In this paper, a method for the predictive maintenance of three-phase asynchronous electric motors has been proposed. The proposed method explores the acquisition techniques for samples of current measures on the supply power lines. The proposed method is based on an analysis carried out on each single phase. For each motor, the three phases are used independently in this method. This approach increases the robustness of the method as a problem that can occur in a single phase can be identified by the algorithm. Furthermore, treating the phases separately allows for tripling of the size of the dataset, reducing the risk of overfitting.

The preprocessing for feature extraction is also easily implemented in edge computing devices, which allows the implementation and deployment of the proposed method even in real-world contexts where access to external resources is limited. The machine learning algorithm adopted in this method is a classifier based on a feed-forward neural network. The simplicity of this model is advantageous for edge computing deployment.

Finally, in this work a further comparison was made between the performance of the feed-forward network-based classifier and other common classifiers in order to demonstrate the better performance that a feed-forward-based classifier is capable of achieving. It is evident from the experimental data that the proposed method achieves high levels of accuracy (higher than $98\%$) and a sensitivity typically greater than $98\%$.
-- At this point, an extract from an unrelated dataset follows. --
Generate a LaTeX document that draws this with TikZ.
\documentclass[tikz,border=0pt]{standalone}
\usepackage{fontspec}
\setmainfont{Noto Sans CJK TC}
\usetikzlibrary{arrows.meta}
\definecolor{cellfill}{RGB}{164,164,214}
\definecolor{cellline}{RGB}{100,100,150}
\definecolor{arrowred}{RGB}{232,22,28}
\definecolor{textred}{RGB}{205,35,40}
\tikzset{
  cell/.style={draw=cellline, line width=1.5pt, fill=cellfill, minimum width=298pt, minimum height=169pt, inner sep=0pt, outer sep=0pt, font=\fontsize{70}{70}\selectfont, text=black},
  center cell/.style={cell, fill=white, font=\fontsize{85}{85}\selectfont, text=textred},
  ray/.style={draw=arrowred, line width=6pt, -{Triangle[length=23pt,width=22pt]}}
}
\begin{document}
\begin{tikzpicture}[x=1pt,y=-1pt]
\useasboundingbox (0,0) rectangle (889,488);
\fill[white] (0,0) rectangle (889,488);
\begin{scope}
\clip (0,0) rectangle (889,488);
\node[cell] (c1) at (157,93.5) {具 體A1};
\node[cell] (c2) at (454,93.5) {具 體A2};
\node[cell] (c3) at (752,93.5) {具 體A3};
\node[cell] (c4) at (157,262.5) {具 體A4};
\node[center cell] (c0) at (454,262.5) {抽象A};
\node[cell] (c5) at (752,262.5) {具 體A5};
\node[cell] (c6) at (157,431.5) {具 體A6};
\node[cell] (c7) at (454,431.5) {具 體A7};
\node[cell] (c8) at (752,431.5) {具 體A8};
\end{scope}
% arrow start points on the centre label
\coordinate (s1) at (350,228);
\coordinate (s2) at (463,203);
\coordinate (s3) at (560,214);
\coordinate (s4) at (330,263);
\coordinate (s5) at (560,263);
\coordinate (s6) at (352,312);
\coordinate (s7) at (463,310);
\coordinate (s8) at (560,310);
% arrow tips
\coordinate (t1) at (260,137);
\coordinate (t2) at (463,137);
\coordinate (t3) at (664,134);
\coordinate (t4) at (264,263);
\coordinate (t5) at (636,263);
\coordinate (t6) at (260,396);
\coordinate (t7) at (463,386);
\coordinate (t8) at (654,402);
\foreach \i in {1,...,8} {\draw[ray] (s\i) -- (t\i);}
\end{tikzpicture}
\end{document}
As for the method limitations, its main weakness is the large dataset required for its training; it would be hard to find such a large number of faulty motors. Furthermore, it is not yet possible to provide information on the nature of the fault affecting the engine to drive maintenance more specifically. This problem is currently under study by focusing on reinforcement learning techniques [34]; results will be presented in the future.